The exposure also raises concerns about the cumulative effect of data breaches. When enriched profile data from one breach is combined with leaked credentials from another, attackers can build comprehensive dossiers on individuals that enable account takeover, financial fraud, and even physical-world crimes like stalking. Security experts have noted that the real danger of breaches like this one is not any single piece of exposed data but the way that data can be cross-referenced and combined with other leaked datasets to create a far more complete — and dangerous — picture of an individual.
Regulatory and Legal Implications Remain Murky
The breach also raises thorny questions about regulatory accountability. Under the European Union’s General Data Protection Regulation, organizations that collect and process personal data are required to implement appropriate technical and organizational measures to protect that data. Failure to do so can result in fines of up to four percent of a company’s global annual revenue. However, the chain of responsibility in this case is unclear. If the enrichment companies sold or licensed the data to a third party, and that third party failed to secure it, determining who bears legal liability becomes a complex exercise.

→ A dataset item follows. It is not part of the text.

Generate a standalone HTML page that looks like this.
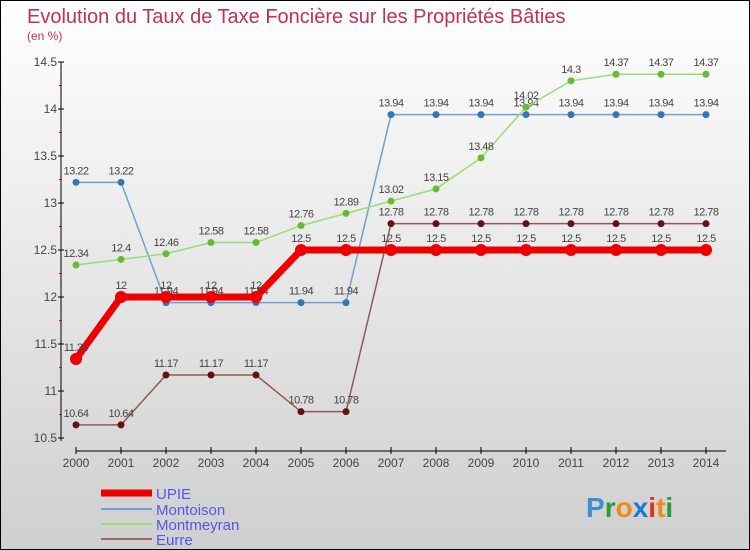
<!DOCTYPE html>
<html><head><meta charset="utf-8"><style>
body{margin:0}
#c{width:748px;height:548px;border:1px solid #000;background:linear-gradient(#fff,#cfcfcf);position:relative;font-family:"Liberation Sans",sans-serif;overflow:hidden}
</style></head><body>
<div id="c">
<svg id="s" width="748" height="548">
<text x="26" y="22" font-size="20" fill="#c0305a">Evolution du Taux de Taxe Foncière sur les Propriétés Bâties</text>
<text x="26" y="39" font-size="12" fill="#c0305a">(en %)</text>
<g font-size="15" fill="#5555ee">
<line x1="100" y1="492" x2="151" y2="492" stroke="#e00" stroke-width="7"/>
<text x="155" y="498">UPIE</text>
<line x1="100" y1="508" x2="151" y2="508" stroke="#6fa0d0" stroke-width="2"/>
<text x="155" y="514">Montoison</text>
<line x1="100" y1="523" x2="151" y2="523" stroke="#99dd77" stroke-width="2"/>
<text x="155" y="529">Montmeyran</text>
<line x1="100" y1="538" x2="151" y2="538" stroke="#996666" stroke-width="2"/>
<text x="155" y="544">Eurre</text>
</g>
<g font-size="28" font-weight="bold">
<text x="585" y="516"><tspan fill="#3a8fd0">P</tspan><tspan fill="#2a9a3a">r</tspan><tspan fill="#f08a10">o</tspan><tspan fill="#1a7ad0">x</tspan><tspan fill="#e03020">i</tspan><tspan fill="#f08a10">t</tspan><tspan fill="#2a9a3a">i</tspan></text>
</g>
</svg>
</div>
<script>
const years=["2000","2001","2002","2003","2004","2005","2006","2007","2008","2009","2010","2011","2012","2013","2014"];
const upie=[11.34,12,12,12,12,12.5,12.5,12.5,12.5,12.5,12.5,12.5,12.5,12.5,12.5];
const montoison=[13.22,13.22,11.94,11.94,11.94,11.94,11.94,13.94,13.94,13.94,13.94,13.94,13.94,13.94,13.94];
const montmeyran=[12.34,12.4,12.46,12.58,12.58,12.76,12.89,13.02,13.15,13.48,14.02,14.3,14.37,14.37,14.37];
const eurre=[10.64,10.64,11.17,11.17,11.17,10.78,10.78,12.78,12.78,12.78,12.78,12.78,12.78,12.78,12.78];
const yTicks=[10.5,11,11.5,12,12.5,13,13.5,14,14.5];
const s=document.getElementById('s'),NS='http://www.w3.org/2000/svg';
const X=i=>75+i*45, Y=v=>437-(v-10.5)*94;
function el(t,a,p){const e=document.createElementNS(NS,t);for(const k in a)e.setAttribute(k,a[k]);(p||s).appendChild(e);return e;}
const ax=el('g',{});


el('line',{x1:60,y1:61,x2:60,y2:440,stroke:'#000'},ax);
el('line',{x1:75,y1:450,x2:725,y2:450,stroke:'#000'},ax);
yTicks.forEach((v,i)=>{
  el('line',{x1:57,y1:Y(v),x2:63,y2:Y(v),stroke:'#000'},ax);
  if(i<yTicks.length-1)el('line',{x1:58,y1:Y(v)-23.5,x2:61,y2:Y(v)-23.5,stroke:'#e00'},ax);
  const t=el('text',{x:56,y:Y(v)+4,'font-size':12,fill:'#444','text-anchor':'end'},ax);t.textContent=v;
  
  
});
years.forEach((y,i)=>{
  el('line',{x1:X(i),y1:446,x2:X(i),y2:453,stroke:'#000'},ax);
  const t=el('text',{x:X(i),y:466,'font-size':12,fill:'#444','text-anchor':'middle'},ax);t.textContent=y;
  
  
});
function series(name,vals,col,dot,w,r){
  const g=el('g',{});
  
  
  el('polyline',{points:vals.map((v,i)=>X(i)+','+Y(v)).join(' '),fill:'none',stroke:col,'stroke-width':w},g);
  vals.forEach((v,i)=>{
    const c=el('circle',{cx:X(i),cy:Y(v),r:r,fill:dot},g);
    
    
    const t=el('text',{x:X(i),y:Y(v)-8,'font-size':11,fill:'#444','text-anchor':'middle','letter-spacing':'-0.5'},g);t.textContent=v;
    
    
  });
}
series('eurre',eurre,'#995555','#661111',1.5,3.5);
series('montoison',montoison,'#6fa0d0','#3377bb',1.5,3.5);
series('montmeyran',montmeyran,'#99dd77','#66bb33',1.5,3.5);
series('upie',upie,'#ee0000','#ee0000',7,6);
</script>
</body></html>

In the United States, the regulatory picture is even more fragmented. There is no comprehensive federal data privacy law, and the patchwork of state-level regulations — including the California Consumer Privacy Act — varies widely in scope and enforcement mechanisms. Data enrichment companies have historically operated in a legal gray area, arguing that the information they compile is derived from publicly available sources and therefore does not require the same protections as data collected directly from consumers. Critics counter that the aggregation and sale of such data creates privacy risks that far exceed those associated with any individual public record.
Industry Response and the Path Forward
In the wake of the discovery, the exposed server was taken offline, though it remains unclear who owned or operated it. Neither People Data Labs nor OxyData.io has claimed responsibility for the server, and no other entity has come forward. This lack of accountability is itself a telling indicator of the challenges facing regulators and consumers alike. When data passes through multiple hands — from original source to enrichment company to end client — tracing responsibility for a breach becomes extraordinarily difficult.
Cybersecurity professionals have called for stronger baseline security requirements for cloud-hosted databases, including mandatory authentication, encryption at rest, and automated alerts when databases are exposed to the public internet. Cloud providers like Google, Amazon, and Microsoft have introduced tools designed to flag misconfigurations, but adoption remains inconsistent. Some experts have advocated for a model in which cloud providers automatically restrict public access to new database instances by default, requiring administrators to explicitly opt in to public exposure rather than opt out.
A Warning That Should Not Be Ignored
The exposure of 1.2 billion records is a stark reminder that the greatest cybersecurity threats are often not the most technically sophisticated. No zero-day exploit was required. No nation-state hacking group was involved. A database was simply left open on the internet, and the personal information of over a billion people was available for anyone to find and download. The incident underscores a fundamental disconnect between the scale at which personal data is now collected and traded and the rigor with which that data is protected.
For industry leaders, the lesson is clear: data security cannot be treated as someone else’s problem. Whether an organization is collecting data, enriching it, licensing it, or storing it, each link in the chain bears a responsibility to ensure that basic security measures are in place. Until that principle is embedded in both corporate practice and regulatory frameworks, breaches of this magnitude will continue to occur — and the individuals whose data is exposed will continue to bear the consequences.